In the video below, Crowe explains the circumstances behind what was, in his own words, “a gigantic story at the time” due to a confrontation between Crowe and BBC producer Malcolm Gerrie that took place afterwards.

Clip via The Late Late Show

The decision to cut the poem was not the only source of Crowe’s frustration; he was also upset at his own delivery of the speech and the exclusion from the footage of a tribute to John Nash, the mathematician upon whose life A Beautiful Mind was based.

Crowe subsequently called Gerrie to apologise for the incident.

Despite Crowe’s claims that he was told that Kavanagh was not supposed to be read on the BBC, however, it was claimed at the time that Crowe’s speech was cut short in the BBC broadcast for time reasons.

What’s more, the producer responsible for editing the footage, Melanie Smith, is actually a relative of Patrick Kavanagh’s, who explained to The Times after the incident that her relatives expressed their displeasure with the decision to edit the footage to her mother when she visited Ireland shortly afterwards.
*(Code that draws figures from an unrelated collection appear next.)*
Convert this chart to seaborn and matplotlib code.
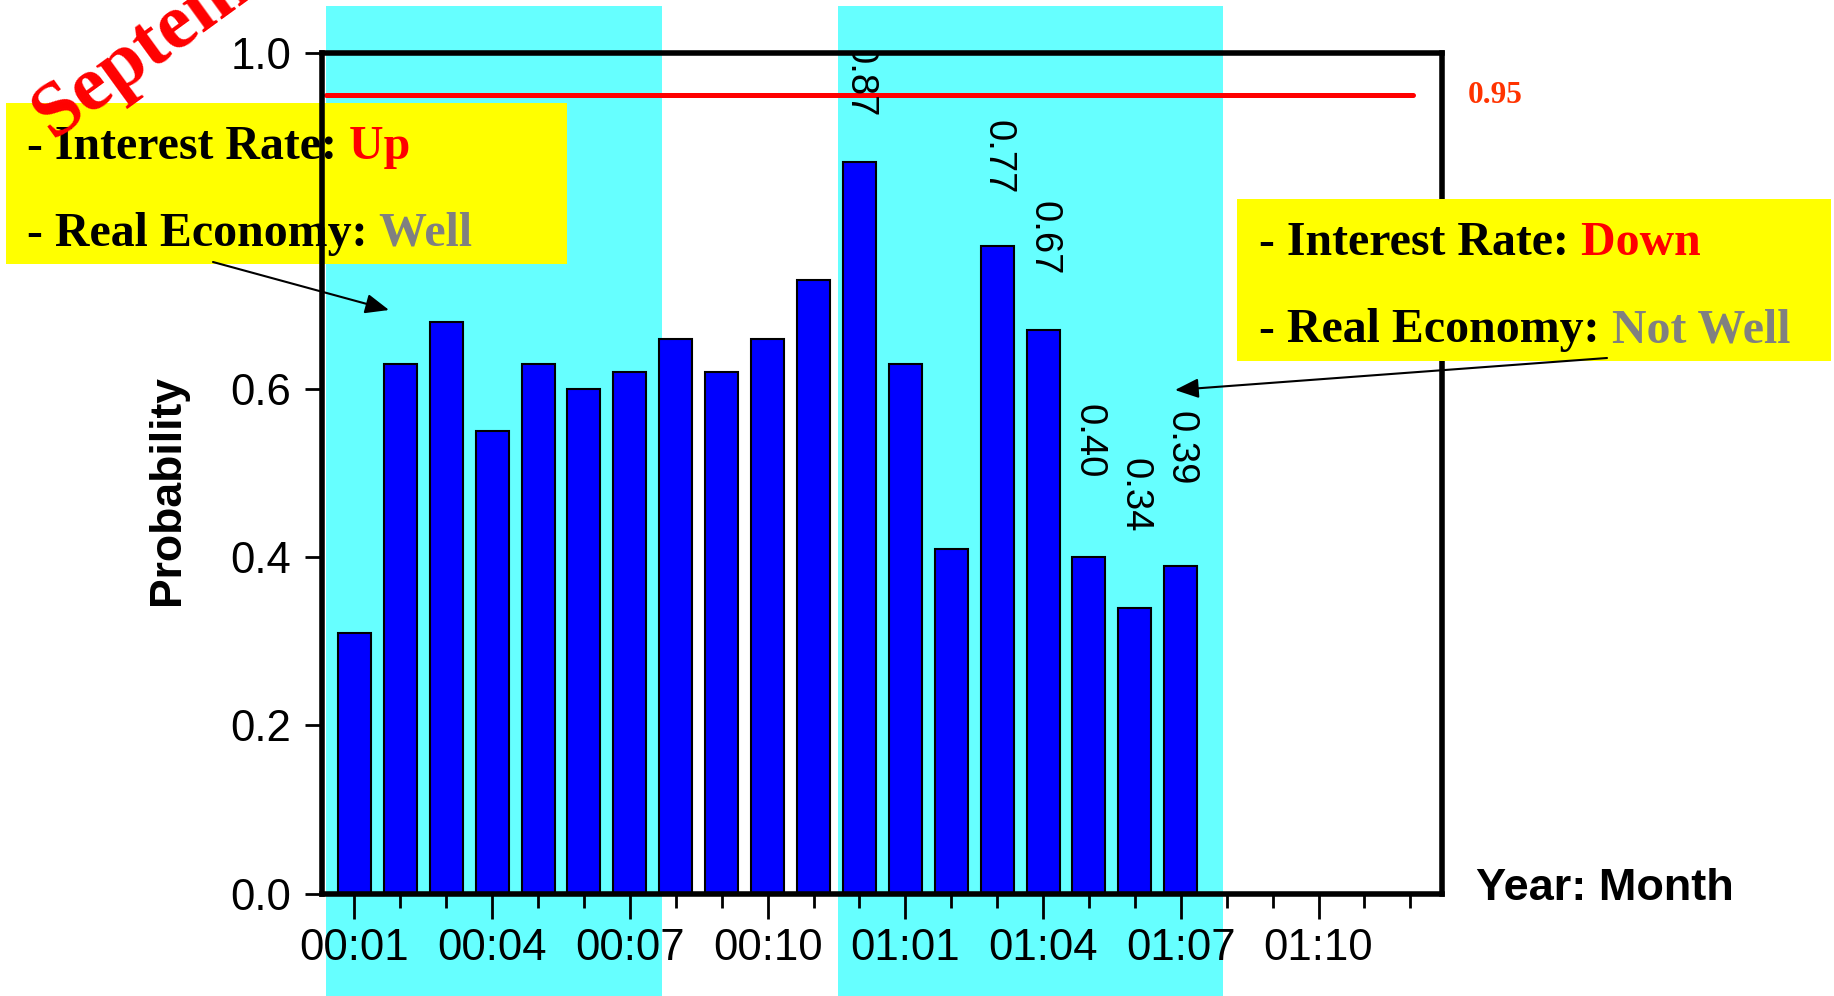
import matplotlib
matplotlib.use("Agg")
import matplotlib.pyplot as plt
from matplotlib.patches import Rectangle
import seaborn as sns
import pandas as pd

# ---- data -------------------------------------------------------------
months = ["00:01", "00:02", "00:03", "00:04", "00:05", "00:06",
          "00:07", "00:08", "00:09", "00:10", "00:11", "00:12",
          "01:01", "01:02", "01:03", "01:04", "01:05", "01:06",
          "01:07", "01:08", "01:09", "01:10", "01:11", "01:12"]
probabilities = [0.31, 0.63, 0.68, 0.55, 0.63, 0.60, 0.62, 0.66, 0.62,
                 0.66, 0.73, 0.87, 0.63, 0.41, 0.77, 0.67, 0.40, 0.34, 0.39]
labelled_months = ["00:12", "01:03", "01:04", "01:05", "01:06", "01:07"]
label_gaps = [0.053, 0.062, 0.066, 0.094, 0.089, 0.096]
threshold = 0.95
yticks = [0.0, 0.2, 0.4, 0.6, 0.8, 1.0]
major_months = ["00:01", "00:04", "00:07", "00:10", "01:01", "01:04", "01:07", "01:10"]
shaded_periods = [(-0.62, 6.70), (10.53, 18.92)]

# ---- style ------------------------------------------------------------
sns.set_style("white")
plt.rcParams["font.family"] = ["Liberation Sans", "DejaVu Sans"]
plt.rcParams.update({"text.color": "black", "axes.labelcolor": "black",
                     "xtick.color": "black", "ytick.color": "black"})
SERIF = ["Liberation Serif", "DejaVu Serif"]
W_PX, H_PX = 1834, 996

fig = plt.figure(figsize=(W_PX / 100, H_PX / 100), dpi=100)
ax = fig.add_axes([322 / W_PX, 1 - 893.5 / H_PX, 1120 / W_PX, 840.5 / H_PX])

df = pd.DataFrame({"month": months[:len(probabilities)], "p": probabilities})
sns.barplot(data=df, x="month", y="p", order=months, color="#0000FF",
            saturation=1, width=0.72, edgecolor="black", linewidth=1.5,
            errorbar=None, ax=ax)
for bar in ax.patches:
    bar.set_zorder(3)

# shaded periods extend beyond the frame
for x0, x1 in shaded_periods:
    ax.axvspan(x0, x1, ymin=-0.3, ymax=1.056, color="#66FFFF", lw=0,
               zorder=0.6, clip_on=False)

ax.set_xlim(-0.706, 23.69)
ax.set_ylim(0, 1)

# threshold line and its value
ax.axhline(threshold, xmin=0.004, xmax=0.974, color="#FF0000", lw=3.6, zorder=2)
ax.text(1.023, threshold, f"{threshold:.2f}", transform=ax.get_yaxis_transform(),
        va="center", ha="left", color="#FF3300", fontsize=22.5,
        fontweight="bold", family=SERIF, clip_on=False)

# value labels above selected bars
for m, gap in zip(labelled_months, label_gaps):
    i = months.index(m)
    v = probabilities[i]
    ax.text(i, v + gap, f"{v:.2f}", rotation=270, ha="center", va="bottom",
            fontsize=27.5, color="black", zorder=4, clip_on=True)

# axes frame and ticks
for sp in ax.spines.values():
    sp.set_visible(True)
    sp.set_color("black")
    sp.set_linewidth(4)
    sp.set_zorder(10)
ax.xaxis.set_zorder(0.8)
ax.yaxis.set_zorder(0.8)

ax.set_yticks(yticks, labels=[f"{t:.1f}" for t in yticks])
major_idx = [months.index(m) for m in major_months]
minor_idx = [i for i in range(len(months)) if i not in major_idx]
ax.set_xticks(major_idx, labels=major_months)
ax.set_xticks(minor_idx, minor=True)
ax.tick_params(axis="y", left=True, direction="out", length=12, width=2,
               pad=10, labelsize=31.5, colors="black")
ax.tick_params(axis="x", which="major", bottom=True, direction="out",
               length=18, width=2, pad=7, labelsize=31.5, colors="black")
ax.tick_params(axis="x", which="minor", bottom=True, direction="out",
               length=10, width=2, colors="black")

ax.set_xlabel("")
ax.set_ylabel("Probability", fontsize=32, fontweight="bold", color="black")
ax.yaxis.set_label_coords(-0.12, 0.48)

fig.text(1476 / W_PX, 1 - 900 / H_PX, "Year: Month", fontsize=32.5,
         fontweight="bold", ha="left", va="baseline", color="black")


# ---- annotation boxes -------------------------------------------------
def fig_xy(px, py):
    return px / W_PX, 1 - py / H_PX


def note_box(x0, y0, x1, y1, lines, z_box, z_txt, text_x, baselines):
    fx, fy = fig_xy(x0, y1)
    ax.add_artist(Rectangle((fx, fy), (x1 - x0) / W_PX, (y1 - y0) / H_PX,
                            transform=fig.transFigure, facecolor="#FFFF00",
                            edgecolor="none", zorder=z_box, clip_on=False))
    for (head, tail, tail_color), base in zip(lines, baselines):
        tx, ty = fig_xy(text_x, base)
        t1 = ax.text(tx, ty, head, transform=fig.transFigure, fontsize=34.5,
                     fontweight="bold", family=SERIF, ha="left", color="black",
                     va="baseline", zorder=z_txt, clip_on=False)
        ax.annotate(" " + tail, xy=(1, 0), xycoords=t1, ha="left",
                    va="bottom", fontsize=34.5, fontweight="bold",
                    family=SERIF, color=tail_color, zorder=z_txt,
                    annotation_clip=False)


note_box(6, 103, 567, 264,
         [("- Interest Rate:", "Up", "#FF0000"),
          ("- Real Economy:", "Well", "#808080")],
         1.0, 5, 27, [159, 246])
note_box(1237, 199, 1831, 361,
         [("- Interest Rate:", "Down", "#FF0000"),
          ("- Real Economy:", "Not Well", "#808080")],
         11, 12, 1259, [255, 342])

arrow_kw = dict(arrowstyle="-|>,head_length=0.72,head_width=0.3",
                mutation_scale=20, color="black", lw=1.5,
                shrinkA=0, shrinkB=0)
ax.annotate("", xy=fig_xy(389, 310), xycoords="figure fraction",
            xytext=fig_xy(213, 262), textcoords="figure fraction",
            arrowprops=arrow_kw, annotation_clip=False, zorder=13)
ax.annotate("", xy=fig_xy(1175, 390), xycoords="figure fraction",
            xytext=fig_xy(1607, 358), textcoords="figure fraction",
            arrowprops=arrow_kw, annotation_clip=False, zorder=13)

sx, sy = fig_xy(53, 139)
fig.text(sx, sy, "September", rotation=36, rotation_mode="anchor",
         ha="left", va="baseline", color="#FF0000", fontsize=57,
         fontweight="bold", family=SERIF, zorder=6)

fig.savefig("out.png", dpi=100)
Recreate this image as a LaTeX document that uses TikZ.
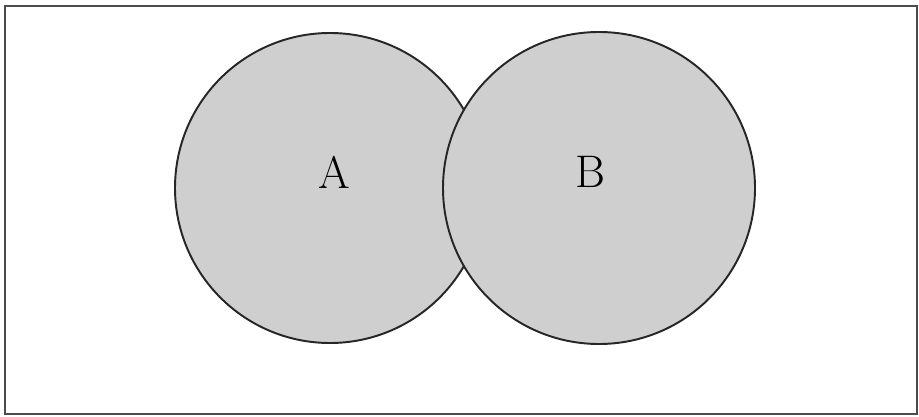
\documentclass[tikz,border=0pt]{standalone}
\usepackage{tikz}

\begin{document}
\begin{tikzpicture}[x=0.02cm, y=0.02cm, set/.style={line width=1.1pt, draw=black!85, fill=black!19}, frame/.style={line width=1pt, draw=black!70}, setlabel/.style={font=\fontsize{26}{30}\selectfont}]
			\useasboundingbox (0,0) rectangle (919,416);
			\draw[frame] (5,2) rectangle (917,410);
			\draw[set] (330,228) circle (155);
			\draw[set] (599,228) circle (156);
			\node[setlabel] (a) at (334,244) {A};
			\node[setlabel] (b) at (590,244) {B};
			\end{tikzpicture}
\end{document}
“The initial decision to cut the poem was mine. I have no regrets at all,” Smith said.

“Russell Crowe read it out extremely slowly. I was shocked when I found out it was actually only four lines long. And he stumbled in the delivery.”

“My mother went over (to visit relatives in Ireland) for the week and apparently all my family were outraged when they found out I had something to do with it,” she added.

“I knew we had a couple of poets in the family but I had no idea who they were until after the event.”